** Begin **

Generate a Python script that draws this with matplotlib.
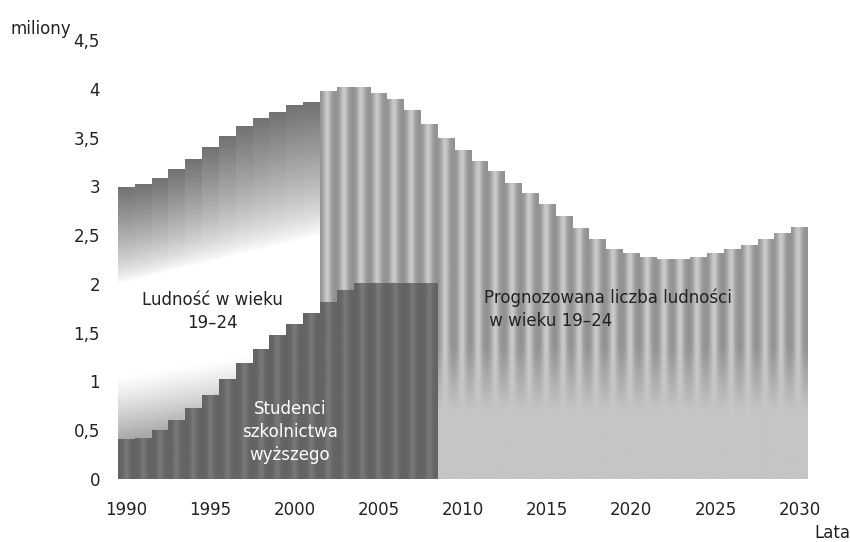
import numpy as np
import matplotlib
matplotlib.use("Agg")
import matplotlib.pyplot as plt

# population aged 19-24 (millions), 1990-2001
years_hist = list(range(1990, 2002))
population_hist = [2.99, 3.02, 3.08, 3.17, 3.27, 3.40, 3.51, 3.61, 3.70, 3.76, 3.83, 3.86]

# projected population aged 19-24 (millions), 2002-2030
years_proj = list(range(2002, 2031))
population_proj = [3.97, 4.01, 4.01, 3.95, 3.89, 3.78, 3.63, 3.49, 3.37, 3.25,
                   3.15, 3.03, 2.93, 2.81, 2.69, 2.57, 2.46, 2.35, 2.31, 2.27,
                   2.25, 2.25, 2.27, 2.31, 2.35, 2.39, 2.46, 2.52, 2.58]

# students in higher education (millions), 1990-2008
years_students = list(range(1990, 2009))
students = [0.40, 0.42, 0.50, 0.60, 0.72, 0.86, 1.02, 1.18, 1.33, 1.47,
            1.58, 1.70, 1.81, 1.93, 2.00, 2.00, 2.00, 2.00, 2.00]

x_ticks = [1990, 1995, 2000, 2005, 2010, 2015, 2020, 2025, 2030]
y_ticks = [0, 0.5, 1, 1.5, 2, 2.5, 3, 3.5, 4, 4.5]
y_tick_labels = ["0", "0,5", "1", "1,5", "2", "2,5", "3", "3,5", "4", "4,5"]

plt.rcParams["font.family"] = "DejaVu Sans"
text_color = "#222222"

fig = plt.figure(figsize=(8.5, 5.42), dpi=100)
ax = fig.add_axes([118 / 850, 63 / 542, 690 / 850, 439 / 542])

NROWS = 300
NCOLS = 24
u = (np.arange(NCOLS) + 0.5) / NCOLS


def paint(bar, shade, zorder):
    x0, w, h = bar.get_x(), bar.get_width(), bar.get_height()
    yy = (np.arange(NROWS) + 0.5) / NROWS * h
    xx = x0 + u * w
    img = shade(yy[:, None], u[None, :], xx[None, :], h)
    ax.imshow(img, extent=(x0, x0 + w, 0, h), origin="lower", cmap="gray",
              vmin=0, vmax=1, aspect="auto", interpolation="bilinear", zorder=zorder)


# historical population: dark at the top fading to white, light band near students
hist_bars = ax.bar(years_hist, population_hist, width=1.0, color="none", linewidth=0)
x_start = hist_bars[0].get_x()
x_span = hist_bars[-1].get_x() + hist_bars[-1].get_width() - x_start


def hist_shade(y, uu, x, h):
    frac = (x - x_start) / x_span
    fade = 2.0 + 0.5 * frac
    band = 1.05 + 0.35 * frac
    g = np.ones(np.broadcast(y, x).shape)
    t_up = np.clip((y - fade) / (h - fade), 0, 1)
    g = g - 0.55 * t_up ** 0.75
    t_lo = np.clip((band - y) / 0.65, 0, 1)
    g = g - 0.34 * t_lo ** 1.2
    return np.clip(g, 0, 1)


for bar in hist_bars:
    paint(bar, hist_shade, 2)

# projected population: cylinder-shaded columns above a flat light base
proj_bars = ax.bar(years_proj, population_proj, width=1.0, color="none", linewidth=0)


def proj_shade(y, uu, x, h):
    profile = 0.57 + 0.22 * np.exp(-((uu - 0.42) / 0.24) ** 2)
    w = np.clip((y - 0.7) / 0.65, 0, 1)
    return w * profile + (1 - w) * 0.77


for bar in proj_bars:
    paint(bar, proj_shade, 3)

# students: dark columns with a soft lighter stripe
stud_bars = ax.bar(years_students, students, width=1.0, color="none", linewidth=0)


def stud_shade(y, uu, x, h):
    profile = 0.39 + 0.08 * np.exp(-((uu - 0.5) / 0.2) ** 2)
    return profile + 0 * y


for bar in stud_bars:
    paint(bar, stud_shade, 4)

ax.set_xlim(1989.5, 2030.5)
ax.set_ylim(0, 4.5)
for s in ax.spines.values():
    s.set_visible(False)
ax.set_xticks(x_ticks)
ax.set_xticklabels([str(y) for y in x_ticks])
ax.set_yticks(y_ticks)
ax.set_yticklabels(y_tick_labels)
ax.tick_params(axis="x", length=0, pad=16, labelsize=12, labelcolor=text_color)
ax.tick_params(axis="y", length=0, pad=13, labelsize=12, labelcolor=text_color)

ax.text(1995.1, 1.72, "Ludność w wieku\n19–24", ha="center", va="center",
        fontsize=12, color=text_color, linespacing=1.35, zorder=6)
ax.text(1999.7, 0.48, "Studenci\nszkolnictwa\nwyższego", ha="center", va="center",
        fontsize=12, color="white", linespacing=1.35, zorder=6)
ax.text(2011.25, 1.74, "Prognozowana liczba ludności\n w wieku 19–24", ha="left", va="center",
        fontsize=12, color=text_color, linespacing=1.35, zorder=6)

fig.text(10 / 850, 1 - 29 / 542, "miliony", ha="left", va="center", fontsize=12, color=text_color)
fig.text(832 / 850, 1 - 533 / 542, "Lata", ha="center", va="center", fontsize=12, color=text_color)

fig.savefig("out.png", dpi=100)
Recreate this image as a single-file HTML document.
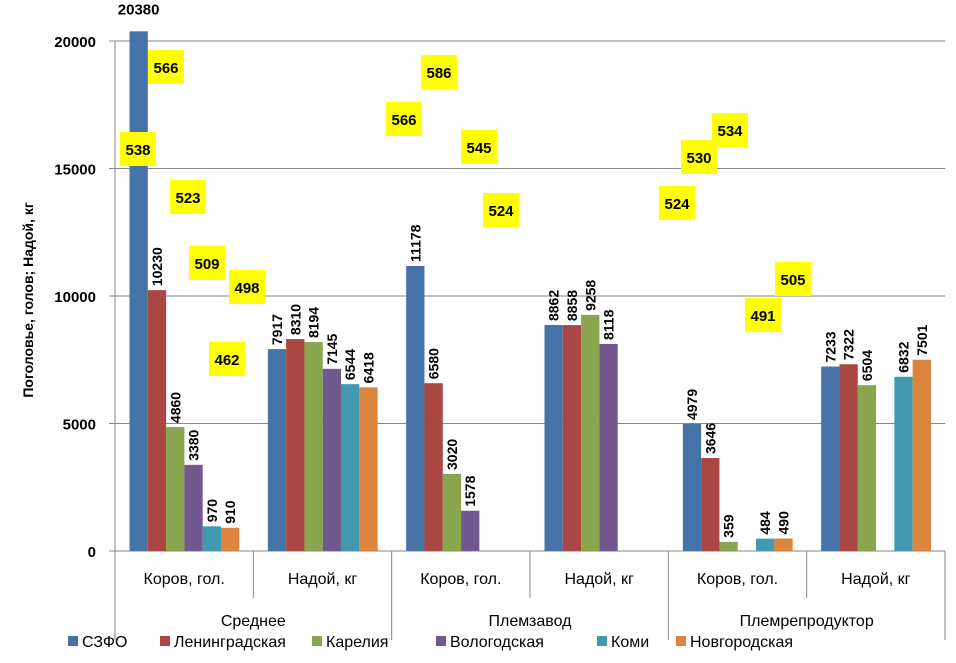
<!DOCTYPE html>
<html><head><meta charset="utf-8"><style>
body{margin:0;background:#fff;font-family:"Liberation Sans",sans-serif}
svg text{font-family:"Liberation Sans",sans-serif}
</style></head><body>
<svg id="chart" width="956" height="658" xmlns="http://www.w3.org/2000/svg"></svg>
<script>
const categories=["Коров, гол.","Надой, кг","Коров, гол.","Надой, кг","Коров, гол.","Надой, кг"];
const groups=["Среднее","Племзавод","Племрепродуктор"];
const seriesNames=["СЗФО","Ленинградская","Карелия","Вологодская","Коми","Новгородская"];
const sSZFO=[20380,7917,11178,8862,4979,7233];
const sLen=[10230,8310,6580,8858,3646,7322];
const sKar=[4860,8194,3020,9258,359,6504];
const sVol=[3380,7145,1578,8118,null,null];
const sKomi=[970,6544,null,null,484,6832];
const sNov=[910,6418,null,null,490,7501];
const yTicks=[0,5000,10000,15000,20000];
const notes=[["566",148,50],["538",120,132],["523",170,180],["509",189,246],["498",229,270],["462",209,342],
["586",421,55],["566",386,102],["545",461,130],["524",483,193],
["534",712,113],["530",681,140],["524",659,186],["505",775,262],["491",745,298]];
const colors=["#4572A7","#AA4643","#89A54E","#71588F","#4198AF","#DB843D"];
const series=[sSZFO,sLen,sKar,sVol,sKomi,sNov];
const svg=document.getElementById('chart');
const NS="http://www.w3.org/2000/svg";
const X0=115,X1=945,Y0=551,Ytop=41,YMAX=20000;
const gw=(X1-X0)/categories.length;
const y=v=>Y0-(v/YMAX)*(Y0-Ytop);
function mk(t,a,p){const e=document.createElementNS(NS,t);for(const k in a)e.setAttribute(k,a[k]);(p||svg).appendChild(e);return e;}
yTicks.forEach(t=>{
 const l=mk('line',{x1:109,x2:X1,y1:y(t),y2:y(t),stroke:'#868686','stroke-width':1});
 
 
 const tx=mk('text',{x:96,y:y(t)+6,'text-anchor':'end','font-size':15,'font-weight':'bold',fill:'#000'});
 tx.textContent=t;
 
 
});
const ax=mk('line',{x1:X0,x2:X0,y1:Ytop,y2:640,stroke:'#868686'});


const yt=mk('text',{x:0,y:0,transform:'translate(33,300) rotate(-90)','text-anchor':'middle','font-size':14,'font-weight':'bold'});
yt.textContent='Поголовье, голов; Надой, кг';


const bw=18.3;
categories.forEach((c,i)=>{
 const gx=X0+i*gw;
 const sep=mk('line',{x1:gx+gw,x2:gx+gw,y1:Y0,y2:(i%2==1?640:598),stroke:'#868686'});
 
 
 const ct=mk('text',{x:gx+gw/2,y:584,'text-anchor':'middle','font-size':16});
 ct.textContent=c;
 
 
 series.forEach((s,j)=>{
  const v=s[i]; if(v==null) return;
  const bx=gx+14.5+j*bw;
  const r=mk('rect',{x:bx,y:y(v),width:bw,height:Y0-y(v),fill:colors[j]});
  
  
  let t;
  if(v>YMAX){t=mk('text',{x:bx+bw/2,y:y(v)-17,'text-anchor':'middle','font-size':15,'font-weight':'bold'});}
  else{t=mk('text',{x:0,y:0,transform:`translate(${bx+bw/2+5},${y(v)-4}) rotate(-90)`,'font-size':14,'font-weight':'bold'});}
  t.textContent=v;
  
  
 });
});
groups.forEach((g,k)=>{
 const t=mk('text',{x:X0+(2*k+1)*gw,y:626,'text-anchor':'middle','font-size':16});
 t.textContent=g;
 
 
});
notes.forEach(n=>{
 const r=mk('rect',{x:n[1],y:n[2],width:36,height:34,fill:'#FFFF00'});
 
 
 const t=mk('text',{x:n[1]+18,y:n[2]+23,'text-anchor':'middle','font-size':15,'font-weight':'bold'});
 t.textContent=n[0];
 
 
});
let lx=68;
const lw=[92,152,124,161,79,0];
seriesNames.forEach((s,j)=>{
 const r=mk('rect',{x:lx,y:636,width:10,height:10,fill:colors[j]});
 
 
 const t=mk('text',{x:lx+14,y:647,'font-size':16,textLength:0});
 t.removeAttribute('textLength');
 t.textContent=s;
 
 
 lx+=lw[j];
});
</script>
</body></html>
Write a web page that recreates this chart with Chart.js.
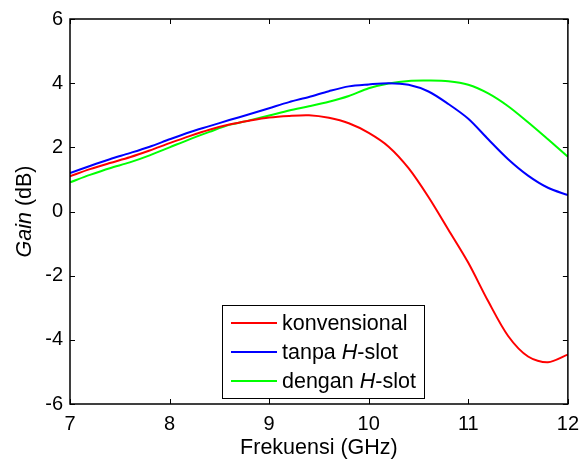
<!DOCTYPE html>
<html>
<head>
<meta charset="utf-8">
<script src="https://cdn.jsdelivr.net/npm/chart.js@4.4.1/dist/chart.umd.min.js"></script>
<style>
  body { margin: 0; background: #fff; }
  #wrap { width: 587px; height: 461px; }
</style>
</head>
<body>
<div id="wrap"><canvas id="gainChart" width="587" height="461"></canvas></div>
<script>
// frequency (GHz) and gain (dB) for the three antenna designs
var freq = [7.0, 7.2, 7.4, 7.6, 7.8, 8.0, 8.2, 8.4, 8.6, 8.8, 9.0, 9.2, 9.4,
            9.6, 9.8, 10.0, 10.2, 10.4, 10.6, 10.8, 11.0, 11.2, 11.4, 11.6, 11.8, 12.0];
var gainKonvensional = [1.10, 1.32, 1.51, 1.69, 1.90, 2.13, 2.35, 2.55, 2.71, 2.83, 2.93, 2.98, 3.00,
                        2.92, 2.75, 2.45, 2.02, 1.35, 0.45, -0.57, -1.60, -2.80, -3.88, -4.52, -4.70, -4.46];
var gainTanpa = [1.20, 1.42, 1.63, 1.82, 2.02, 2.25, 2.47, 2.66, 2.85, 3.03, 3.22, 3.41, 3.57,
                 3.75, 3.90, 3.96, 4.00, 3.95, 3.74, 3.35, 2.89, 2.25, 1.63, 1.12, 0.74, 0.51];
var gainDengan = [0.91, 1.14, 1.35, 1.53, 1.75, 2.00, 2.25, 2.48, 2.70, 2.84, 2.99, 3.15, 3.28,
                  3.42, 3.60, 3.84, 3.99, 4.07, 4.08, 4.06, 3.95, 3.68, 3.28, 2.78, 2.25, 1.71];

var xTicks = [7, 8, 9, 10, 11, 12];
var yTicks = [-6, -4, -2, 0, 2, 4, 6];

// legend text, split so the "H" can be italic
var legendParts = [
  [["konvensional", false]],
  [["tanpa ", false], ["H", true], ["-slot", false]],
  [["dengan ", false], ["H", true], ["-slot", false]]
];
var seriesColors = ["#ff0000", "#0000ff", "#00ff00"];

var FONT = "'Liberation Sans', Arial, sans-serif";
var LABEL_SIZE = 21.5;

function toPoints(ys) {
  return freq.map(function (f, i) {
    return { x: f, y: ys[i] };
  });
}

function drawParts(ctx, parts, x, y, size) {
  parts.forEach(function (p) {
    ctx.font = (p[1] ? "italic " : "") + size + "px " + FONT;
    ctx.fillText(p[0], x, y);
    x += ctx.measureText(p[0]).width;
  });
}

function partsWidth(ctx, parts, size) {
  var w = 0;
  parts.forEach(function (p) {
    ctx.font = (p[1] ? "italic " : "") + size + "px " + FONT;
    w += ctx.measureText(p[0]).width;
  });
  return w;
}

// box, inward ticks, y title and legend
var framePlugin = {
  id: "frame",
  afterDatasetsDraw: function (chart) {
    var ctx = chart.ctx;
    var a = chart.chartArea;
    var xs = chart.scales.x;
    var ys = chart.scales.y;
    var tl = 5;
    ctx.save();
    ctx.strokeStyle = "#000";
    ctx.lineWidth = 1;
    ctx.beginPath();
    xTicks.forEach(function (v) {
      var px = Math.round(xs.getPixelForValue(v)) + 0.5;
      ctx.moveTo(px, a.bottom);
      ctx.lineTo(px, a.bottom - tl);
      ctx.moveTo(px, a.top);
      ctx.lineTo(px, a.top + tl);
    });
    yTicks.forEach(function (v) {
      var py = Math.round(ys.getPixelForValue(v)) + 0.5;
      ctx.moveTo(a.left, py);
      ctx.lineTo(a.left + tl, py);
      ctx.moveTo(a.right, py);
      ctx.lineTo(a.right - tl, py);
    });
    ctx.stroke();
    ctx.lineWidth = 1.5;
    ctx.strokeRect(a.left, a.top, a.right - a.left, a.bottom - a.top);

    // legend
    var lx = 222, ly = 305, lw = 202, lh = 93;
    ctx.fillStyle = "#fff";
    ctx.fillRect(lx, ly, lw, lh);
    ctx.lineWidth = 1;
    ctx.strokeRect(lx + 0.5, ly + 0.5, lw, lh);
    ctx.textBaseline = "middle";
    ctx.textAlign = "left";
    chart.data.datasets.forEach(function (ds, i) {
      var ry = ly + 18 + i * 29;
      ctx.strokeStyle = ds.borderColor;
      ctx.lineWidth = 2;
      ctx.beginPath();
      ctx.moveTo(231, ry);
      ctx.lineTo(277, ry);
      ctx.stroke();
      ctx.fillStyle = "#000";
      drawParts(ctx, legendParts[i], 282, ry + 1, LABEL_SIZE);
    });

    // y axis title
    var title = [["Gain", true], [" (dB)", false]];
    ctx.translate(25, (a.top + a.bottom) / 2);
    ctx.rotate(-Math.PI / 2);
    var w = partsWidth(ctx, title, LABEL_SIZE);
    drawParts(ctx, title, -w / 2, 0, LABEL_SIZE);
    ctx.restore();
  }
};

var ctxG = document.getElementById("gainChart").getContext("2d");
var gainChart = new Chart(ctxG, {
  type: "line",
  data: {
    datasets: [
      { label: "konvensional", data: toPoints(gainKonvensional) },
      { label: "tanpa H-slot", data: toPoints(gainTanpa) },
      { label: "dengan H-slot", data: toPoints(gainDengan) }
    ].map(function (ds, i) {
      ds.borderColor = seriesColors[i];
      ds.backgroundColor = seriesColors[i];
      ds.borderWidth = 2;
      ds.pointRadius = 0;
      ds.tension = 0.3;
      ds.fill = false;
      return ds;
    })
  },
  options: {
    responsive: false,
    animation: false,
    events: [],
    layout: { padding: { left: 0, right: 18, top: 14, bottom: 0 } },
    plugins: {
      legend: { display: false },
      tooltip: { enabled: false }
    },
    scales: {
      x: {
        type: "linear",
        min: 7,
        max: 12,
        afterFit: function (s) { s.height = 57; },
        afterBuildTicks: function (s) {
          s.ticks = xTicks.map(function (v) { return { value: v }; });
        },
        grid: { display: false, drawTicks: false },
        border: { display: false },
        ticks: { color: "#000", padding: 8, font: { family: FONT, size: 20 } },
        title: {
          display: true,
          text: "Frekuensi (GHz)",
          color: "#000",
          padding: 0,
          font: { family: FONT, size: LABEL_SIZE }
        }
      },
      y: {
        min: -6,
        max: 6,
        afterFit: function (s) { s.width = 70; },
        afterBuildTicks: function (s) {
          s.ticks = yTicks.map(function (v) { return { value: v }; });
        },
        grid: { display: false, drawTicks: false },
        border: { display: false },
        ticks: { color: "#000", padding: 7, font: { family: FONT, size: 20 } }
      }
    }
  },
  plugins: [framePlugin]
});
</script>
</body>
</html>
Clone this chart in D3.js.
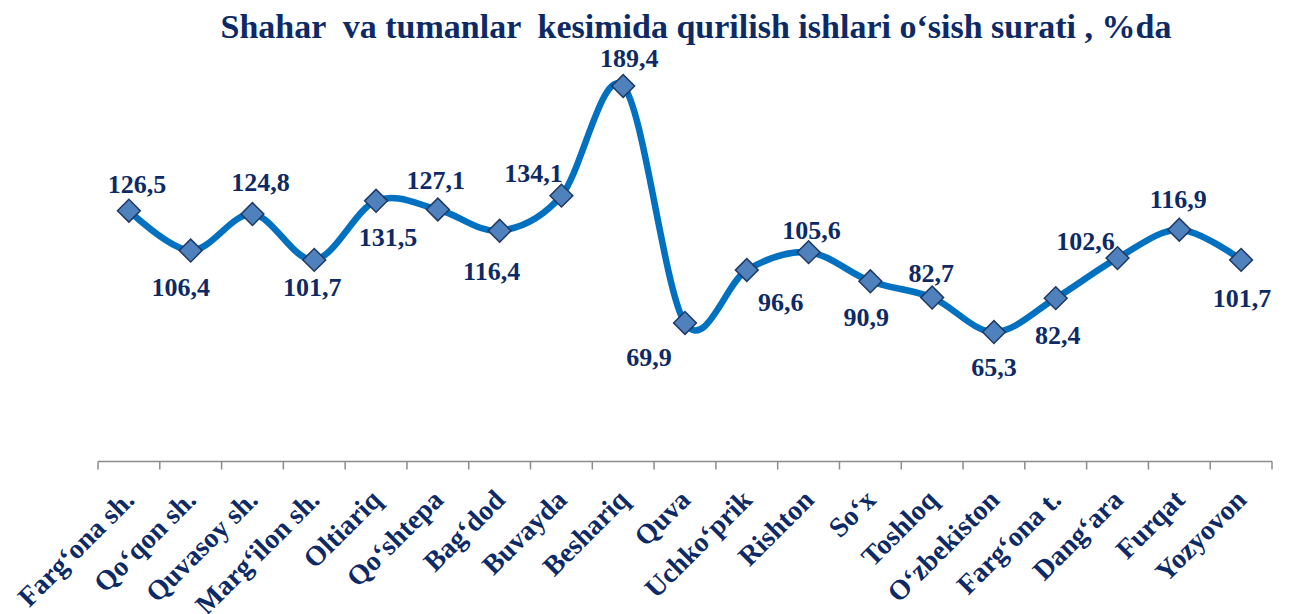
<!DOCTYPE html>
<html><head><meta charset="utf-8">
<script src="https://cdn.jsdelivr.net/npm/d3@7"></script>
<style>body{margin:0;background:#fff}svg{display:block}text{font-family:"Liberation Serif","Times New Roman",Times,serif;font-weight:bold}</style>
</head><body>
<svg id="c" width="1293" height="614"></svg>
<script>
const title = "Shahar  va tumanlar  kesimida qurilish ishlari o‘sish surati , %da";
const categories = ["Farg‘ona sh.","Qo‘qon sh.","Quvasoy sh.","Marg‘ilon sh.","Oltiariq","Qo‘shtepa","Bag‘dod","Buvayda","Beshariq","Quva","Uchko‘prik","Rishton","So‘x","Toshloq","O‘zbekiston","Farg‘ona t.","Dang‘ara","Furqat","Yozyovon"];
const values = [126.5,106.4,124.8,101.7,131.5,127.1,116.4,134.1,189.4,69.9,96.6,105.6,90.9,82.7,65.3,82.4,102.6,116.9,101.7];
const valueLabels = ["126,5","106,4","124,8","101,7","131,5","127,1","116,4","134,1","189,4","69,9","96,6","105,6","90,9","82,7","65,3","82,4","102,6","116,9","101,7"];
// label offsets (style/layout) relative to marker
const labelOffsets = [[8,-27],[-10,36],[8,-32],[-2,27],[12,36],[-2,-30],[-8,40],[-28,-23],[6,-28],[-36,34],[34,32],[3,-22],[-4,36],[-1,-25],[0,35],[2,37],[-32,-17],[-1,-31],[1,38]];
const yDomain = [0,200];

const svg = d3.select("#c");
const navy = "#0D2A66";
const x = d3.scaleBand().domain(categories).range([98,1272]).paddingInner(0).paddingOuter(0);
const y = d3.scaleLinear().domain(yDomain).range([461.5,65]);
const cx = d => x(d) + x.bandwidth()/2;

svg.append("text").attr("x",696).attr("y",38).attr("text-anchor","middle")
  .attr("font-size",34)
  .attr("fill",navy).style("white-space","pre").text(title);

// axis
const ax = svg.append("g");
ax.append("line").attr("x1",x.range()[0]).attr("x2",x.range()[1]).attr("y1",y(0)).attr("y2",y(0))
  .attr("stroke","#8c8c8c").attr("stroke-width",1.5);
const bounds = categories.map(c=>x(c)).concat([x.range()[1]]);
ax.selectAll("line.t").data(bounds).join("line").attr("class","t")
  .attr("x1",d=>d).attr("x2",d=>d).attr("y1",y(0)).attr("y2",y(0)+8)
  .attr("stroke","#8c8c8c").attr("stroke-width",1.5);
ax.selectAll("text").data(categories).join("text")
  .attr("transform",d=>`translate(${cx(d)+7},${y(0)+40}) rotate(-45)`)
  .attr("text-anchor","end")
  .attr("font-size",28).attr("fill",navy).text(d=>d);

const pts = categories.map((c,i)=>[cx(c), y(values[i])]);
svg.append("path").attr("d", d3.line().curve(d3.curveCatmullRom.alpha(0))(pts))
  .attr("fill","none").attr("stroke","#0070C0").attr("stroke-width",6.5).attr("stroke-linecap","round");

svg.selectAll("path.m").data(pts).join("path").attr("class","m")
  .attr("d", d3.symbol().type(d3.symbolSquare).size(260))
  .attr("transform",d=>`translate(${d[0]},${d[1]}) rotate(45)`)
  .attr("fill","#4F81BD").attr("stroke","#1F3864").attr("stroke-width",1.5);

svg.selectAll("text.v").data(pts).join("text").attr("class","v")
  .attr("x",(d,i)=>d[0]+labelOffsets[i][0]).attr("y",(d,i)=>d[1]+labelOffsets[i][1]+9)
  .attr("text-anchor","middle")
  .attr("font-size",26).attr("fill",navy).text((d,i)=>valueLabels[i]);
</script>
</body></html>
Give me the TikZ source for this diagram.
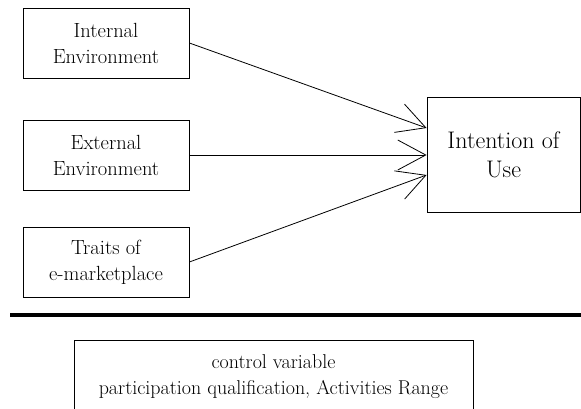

** End **

- Goal
Among the lines of the records above, count those holding the string "with", and report only the number.

- Full output
3